[Problem requirements] List every line in this data where the string "that" occurs.

[Data excerpts]
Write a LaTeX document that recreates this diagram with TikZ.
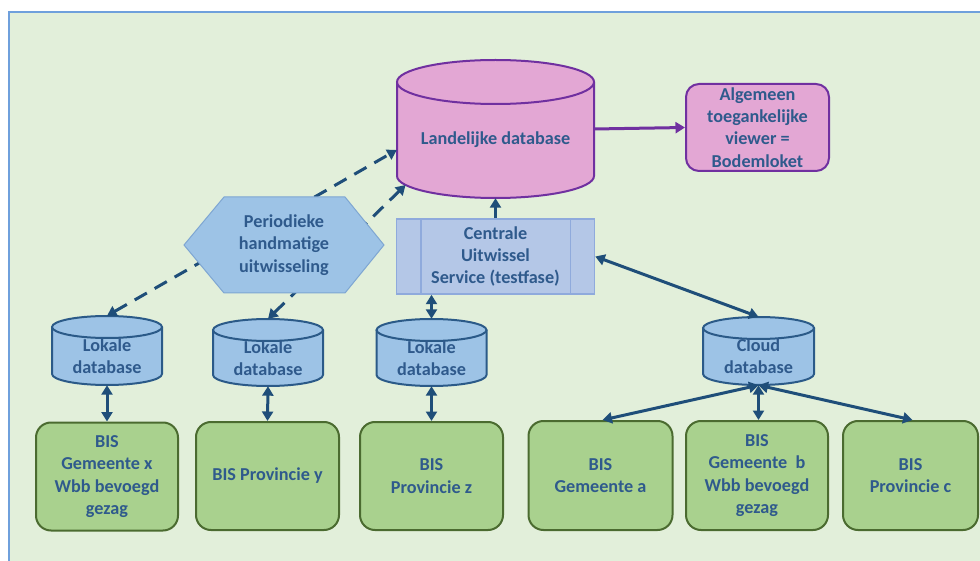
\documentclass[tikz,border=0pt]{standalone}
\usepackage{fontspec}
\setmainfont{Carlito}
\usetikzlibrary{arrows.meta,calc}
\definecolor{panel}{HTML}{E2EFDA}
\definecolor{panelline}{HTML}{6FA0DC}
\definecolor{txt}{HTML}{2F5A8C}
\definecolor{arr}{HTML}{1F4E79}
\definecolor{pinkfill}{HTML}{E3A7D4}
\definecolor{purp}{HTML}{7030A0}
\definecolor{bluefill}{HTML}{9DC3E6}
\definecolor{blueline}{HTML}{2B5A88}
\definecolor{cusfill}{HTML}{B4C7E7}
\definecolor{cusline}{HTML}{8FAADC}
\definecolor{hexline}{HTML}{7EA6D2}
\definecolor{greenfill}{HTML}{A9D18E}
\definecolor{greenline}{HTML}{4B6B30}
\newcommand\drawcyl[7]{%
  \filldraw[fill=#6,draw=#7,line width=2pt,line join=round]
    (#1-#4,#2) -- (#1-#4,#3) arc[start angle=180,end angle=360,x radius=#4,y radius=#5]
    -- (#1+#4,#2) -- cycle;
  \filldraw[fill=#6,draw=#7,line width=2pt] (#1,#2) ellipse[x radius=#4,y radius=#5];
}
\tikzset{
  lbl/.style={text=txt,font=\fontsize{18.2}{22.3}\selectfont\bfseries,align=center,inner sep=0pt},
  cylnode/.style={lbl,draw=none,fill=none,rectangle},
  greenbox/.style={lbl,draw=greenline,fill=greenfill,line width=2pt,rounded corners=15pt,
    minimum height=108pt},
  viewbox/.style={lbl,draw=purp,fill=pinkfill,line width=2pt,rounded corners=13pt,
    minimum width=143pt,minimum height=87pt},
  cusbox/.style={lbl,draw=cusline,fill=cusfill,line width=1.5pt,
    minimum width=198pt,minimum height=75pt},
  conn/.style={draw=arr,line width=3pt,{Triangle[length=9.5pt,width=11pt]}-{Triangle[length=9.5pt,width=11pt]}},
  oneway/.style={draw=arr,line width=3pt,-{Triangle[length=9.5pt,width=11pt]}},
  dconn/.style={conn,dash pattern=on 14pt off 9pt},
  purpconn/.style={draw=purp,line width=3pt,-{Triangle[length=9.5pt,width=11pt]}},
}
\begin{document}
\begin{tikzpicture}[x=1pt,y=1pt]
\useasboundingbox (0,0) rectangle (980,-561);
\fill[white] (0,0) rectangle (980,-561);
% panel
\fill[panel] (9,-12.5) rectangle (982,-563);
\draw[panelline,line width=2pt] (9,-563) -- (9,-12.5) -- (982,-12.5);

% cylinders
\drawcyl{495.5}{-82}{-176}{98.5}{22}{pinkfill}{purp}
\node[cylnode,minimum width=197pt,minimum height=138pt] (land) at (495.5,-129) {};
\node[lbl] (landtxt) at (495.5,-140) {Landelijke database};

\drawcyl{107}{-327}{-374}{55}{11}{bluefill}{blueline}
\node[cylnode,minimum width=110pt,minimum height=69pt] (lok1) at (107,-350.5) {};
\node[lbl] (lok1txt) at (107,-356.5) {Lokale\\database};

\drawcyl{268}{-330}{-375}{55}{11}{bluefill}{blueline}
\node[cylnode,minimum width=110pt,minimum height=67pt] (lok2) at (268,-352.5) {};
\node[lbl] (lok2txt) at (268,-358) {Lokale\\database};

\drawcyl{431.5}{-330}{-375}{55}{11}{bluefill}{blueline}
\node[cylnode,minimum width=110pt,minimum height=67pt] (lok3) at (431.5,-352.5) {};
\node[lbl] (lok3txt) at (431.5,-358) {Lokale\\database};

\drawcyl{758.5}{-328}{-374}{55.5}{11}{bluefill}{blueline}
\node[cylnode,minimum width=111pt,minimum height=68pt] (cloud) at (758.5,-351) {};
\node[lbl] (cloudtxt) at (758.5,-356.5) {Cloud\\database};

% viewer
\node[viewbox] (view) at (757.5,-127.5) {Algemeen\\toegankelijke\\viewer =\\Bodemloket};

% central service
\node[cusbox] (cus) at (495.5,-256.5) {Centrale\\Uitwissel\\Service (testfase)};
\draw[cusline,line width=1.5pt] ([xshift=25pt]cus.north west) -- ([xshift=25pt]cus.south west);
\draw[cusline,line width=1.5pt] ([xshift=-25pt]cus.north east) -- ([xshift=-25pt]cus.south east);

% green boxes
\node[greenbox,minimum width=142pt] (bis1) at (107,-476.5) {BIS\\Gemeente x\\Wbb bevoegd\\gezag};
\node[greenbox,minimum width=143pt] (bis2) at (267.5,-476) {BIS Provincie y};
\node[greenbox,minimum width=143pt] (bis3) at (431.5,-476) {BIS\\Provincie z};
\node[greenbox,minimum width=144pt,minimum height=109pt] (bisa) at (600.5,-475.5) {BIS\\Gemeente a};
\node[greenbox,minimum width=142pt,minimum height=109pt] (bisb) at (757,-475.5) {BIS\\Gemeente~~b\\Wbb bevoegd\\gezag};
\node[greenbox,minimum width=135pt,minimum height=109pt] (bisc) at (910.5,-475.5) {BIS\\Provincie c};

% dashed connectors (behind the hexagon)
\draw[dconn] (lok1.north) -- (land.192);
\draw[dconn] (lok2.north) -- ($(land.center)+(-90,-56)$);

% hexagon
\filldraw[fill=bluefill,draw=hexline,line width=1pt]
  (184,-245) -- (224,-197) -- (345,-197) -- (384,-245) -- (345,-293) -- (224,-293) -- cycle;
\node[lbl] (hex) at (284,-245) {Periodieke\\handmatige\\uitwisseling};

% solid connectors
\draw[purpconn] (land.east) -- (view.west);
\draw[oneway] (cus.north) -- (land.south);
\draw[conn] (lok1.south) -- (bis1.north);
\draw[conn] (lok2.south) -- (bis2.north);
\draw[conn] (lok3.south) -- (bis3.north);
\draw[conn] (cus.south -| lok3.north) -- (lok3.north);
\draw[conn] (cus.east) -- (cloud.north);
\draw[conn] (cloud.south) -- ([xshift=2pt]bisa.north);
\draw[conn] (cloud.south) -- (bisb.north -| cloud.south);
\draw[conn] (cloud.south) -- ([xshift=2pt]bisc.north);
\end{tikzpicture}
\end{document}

--

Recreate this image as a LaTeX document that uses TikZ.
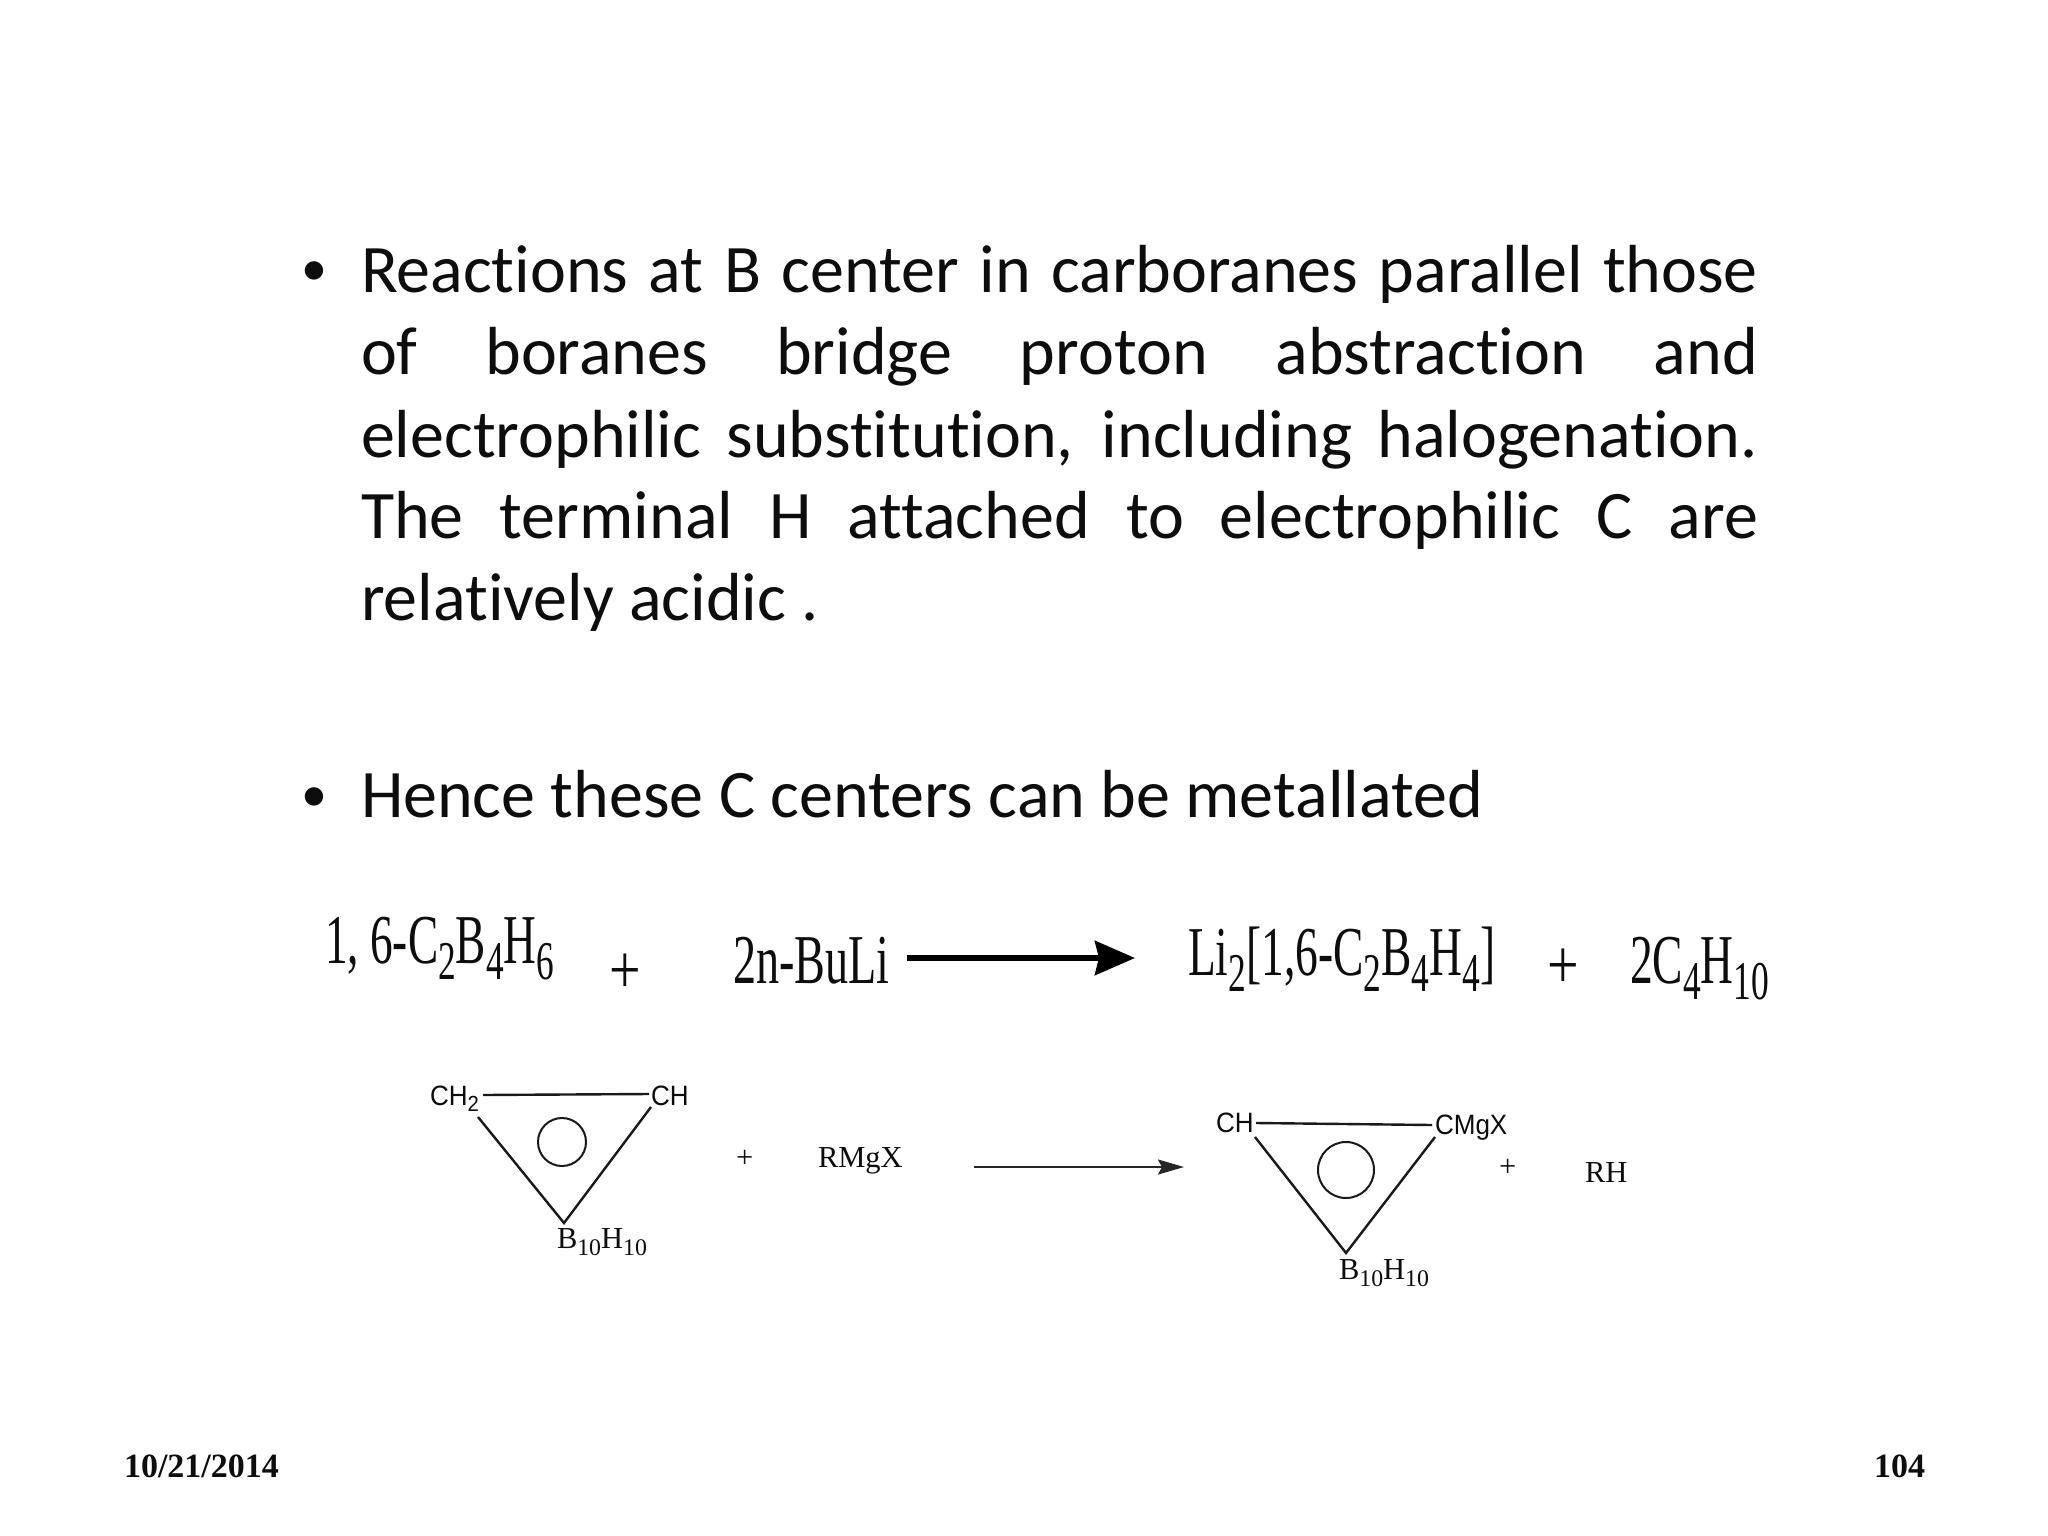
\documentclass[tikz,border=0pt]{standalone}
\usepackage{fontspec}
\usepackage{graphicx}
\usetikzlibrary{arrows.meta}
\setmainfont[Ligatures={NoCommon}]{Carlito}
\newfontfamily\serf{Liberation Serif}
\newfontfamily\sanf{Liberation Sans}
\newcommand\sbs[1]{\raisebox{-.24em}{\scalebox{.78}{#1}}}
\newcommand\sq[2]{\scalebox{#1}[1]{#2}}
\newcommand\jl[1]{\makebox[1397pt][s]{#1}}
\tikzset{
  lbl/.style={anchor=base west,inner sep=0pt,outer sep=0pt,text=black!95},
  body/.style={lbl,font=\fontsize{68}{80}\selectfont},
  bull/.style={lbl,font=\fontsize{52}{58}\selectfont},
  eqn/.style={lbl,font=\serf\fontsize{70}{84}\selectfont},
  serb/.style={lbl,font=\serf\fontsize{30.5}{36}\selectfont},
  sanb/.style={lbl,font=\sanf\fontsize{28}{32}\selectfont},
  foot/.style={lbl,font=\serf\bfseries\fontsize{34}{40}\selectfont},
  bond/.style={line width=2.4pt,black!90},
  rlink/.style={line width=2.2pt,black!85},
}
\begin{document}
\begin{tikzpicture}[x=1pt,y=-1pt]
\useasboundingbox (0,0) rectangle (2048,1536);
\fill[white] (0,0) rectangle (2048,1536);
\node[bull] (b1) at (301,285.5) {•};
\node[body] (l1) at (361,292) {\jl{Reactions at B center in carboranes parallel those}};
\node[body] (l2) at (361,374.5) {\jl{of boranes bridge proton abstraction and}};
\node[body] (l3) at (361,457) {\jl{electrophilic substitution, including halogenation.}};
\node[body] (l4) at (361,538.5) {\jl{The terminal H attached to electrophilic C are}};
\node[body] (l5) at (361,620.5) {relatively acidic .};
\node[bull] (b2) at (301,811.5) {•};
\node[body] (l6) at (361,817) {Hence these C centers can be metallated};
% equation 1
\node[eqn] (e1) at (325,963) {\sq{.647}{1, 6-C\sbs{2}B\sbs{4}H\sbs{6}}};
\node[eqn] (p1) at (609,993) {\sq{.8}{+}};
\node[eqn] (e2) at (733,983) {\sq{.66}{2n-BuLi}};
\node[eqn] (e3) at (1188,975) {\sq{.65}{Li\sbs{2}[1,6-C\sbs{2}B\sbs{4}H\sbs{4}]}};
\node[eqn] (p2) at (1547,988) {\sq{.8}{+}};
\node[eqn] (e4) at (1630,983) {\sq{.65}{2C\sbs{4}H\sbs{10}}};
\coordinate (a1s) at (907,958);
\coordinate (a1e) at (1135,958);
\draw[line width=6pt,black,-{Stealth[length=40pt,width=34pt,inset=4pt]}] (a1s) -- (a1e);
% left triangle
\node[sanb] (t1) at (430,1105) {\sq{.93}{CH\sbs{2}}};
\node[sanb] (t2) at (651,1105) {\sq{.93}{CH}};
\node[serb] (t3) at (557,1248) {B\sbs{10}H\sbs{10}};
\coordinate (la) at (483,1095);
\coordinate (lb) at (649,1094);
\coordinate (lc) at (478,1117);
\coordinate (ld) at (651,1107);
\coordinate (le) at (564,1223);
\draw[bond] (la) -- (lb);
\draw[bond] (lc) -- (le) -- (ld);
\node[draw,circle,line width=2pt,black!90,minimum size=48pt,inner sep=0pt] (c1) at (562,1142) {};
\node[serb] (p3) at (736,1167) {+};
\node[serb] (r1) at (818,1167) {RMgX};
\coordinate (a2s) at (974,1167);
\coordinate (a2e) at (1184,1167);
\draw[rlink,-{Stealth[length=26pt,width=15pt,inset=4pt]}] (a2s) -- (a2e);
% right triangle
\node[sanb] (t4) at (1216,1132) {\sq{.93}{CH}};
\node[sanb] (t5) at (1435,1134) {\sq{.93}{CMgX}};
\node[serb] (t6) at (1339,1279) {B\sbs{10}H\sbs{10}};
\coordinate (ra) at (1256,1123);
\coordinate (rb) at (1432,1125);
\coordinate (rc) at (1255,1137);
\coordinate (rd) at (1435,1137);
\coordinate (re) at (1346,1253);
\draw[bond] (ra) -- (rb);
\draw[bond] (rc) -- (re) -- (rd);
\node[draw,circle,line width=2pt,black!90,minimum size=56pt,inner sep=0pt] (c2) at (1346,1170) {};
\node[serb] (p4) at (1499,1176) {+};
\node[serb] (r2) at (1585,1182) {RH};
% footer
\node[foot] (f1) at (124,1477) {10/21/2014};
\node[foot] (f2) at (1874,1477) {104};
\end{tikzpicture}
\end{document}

...

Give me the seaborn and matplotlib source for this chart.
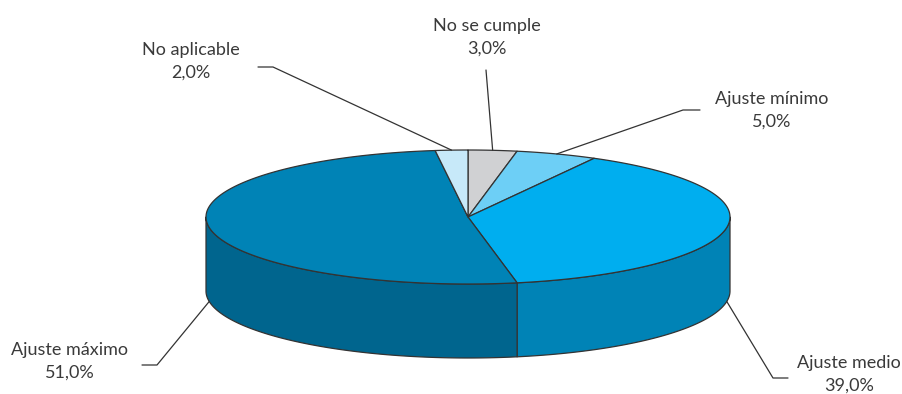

[Full answer]
Write a LaTeX document that recreates this diagram with TikZ.
Recreate this image as a LaTeX document that uses TikZ.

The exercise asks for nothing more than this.